The Texas Supreme Court held that receipts from licensing data to customers were properly characterized as the sale of an intangible asset and were sourced to the customer’s legal domicile under Texas’s location of the payor sourcing rule. TGS-NOPEC Geophysical Co. v. Combs, 2011 WL 2112763 (May 27, 2011).

TGS collects and stores seismic and geophysical data on subsurface terrains around the world and then, pursuant to a license agreement, licenses the data to its customers. TGS delivers the data to customers in tangible mediums—tapes, printed materials, or film.
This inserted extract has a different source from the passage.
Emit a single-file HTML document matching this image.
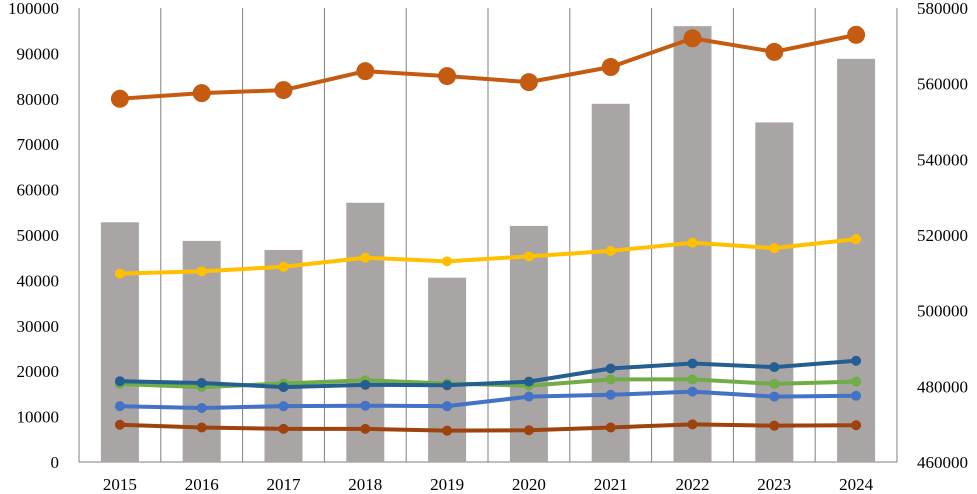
<!DOCTYPE html>
<html><head><meta charset="utf-8"><style>
body{margin:0;background:#fff;}
svg{display:block;font-family:"Liberation Serif",serif;font-size:17px;}
</style></head><body>
<svg id="chart" width="977" height="494"></svg>
<script>
const categories=["2015","2016","2017","2018","2019","2020","2021","2022","2023","2024"];
const barValues=[52800,48700,46700,57100,40600,52000,78900,96000,74800,88800];
const totalValues=[556000,557500,558300,563300,562000,560400,564400,572000,568400,572900];
const yellowValues=[41500,42000,43000,45000,44200,45300,46500,48300,47100,49100];
const navyValues=[17800,17400,16500,17000,16900,17700,20600,21700,20900,22300];
const greenValues=[17200,16500,17300,18000,17300,16800,18200,18200,17200,17700];
const blueValues=[12300,11900,12300,12400,12300,14400,14800,15500,14400,14600];
const brownValues=[8200,7600,7300,7300,6900,7000,7600,8300,8000,8100];
const leftTicks=[0,10000,20000,30000,40000,50000,60000,70000,80000,90000,100000];
const rightTicks=[460000,480000,500000,520000,540000,560000,580000];

const NS="http://www.w3.org/2000/svg";
const svg=document.getElementById('chart');
const X0=79,X1=897,Y0=462,Y1=8;
const step=(X1-X0)/categories.length;
const xC=i=>X0+step*(i+0.5);
const yL=v=>Y0-(v/100000)*(Y0-Y1);
const yR=v=>Y0-((v-460000)/120000)*(Y0-Y1);
function mk(t,a){const e=document.createElementNS(NS,t);for(const k in a)e.setAttribute(k,a[k]);svg.appendChild(e);return e;}

for(let i=0;i<=categories.length;i++){
  const l=mk('line',{x1:X0+step*i,x2:X0+step*i,y1:Y1,y2:Y0,stroke:'#7f7f7f','stroke-width':1});
  
  
}
const base=mk('line',{x1:X0,x2:X1,y1:Y0,y2:Y0,stroke:'#7f7f7f','stroke-width':1});



leftTicks.forEach(v=>{
  const t=mk('text',{x:59,y:yL(v)+6,'text-anchor':'end',fill:'#000'});
  t.textContent=v;
  
  
});
rightTicks.forEach(v=>{
  const t=mk('text',{x:917,y:yR(v)+6,'text-anchor':'start',fill:'#000'});
  t.textContent=v;
  
  
});
categories.forEach((c,i)=>{
  const t=mk('text',{x:xC(i),y:490,'text-anchor':'middle',fill:'#000'});
  t.textContent=c;
  
  
});
barValues.forEach((v,i)=>{
  const b=mk('rect',{x:xC(i)-19,y:yL(v),width:38,height:Y0-yL(v),fill:'#aaa5a5'});
  
  
});
function series(vals,yf,color,w,r,name){
  const p=mk('polyline',{points:vals.map((v,i)=>xC(i)+','+yf(v)).join(' '),fill:'none',stroke:color,'stroke-width':w});
  
  
  vals.forEach((v,i)=>{
    const c=mk('circle',{cx:xC(i),cy:yf(v),r:r,fill:color});
    
    
  });
}
series(brownValues,yL,'#9e420e',4,5,'brown-series');
series(blueValues,yL,'#4472c4',4,5,'blue-series');
series(greenValues,yL,'#70ad47',4,5,'green-series');
series(navyValues,yL,'#255e91',4,5,'navy-series');
series(yellowValues,yL,'#ffc000',4,5,'yellow-series');
series(totalValues,yR,'#c55a11',4,9,'total-series');
</script>
</body></html>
The Texas Comptroller argued that TGS’s receipts from licensing this data to customers in Texas were “licenses used in Texas” as set forth in Tex. Tax Code § 171.103(a)(4) because the revenue was derived from license agreements, and therefore, the receipts should be sourced to Texas (where the licenses were used). While the lower courts agreed with the Comptroller and upheld her assessment against TGS, the Texas Supreme Court reversed and held that TGS had correctly characterized its receipts as those from the sale of an intangible asset and sourced them to the licensee’s legal domicile. The Texas Supreme Court determined that TSG sold, not licensed, its data despite the fact that TSG termed its customer agreements “license agreements.”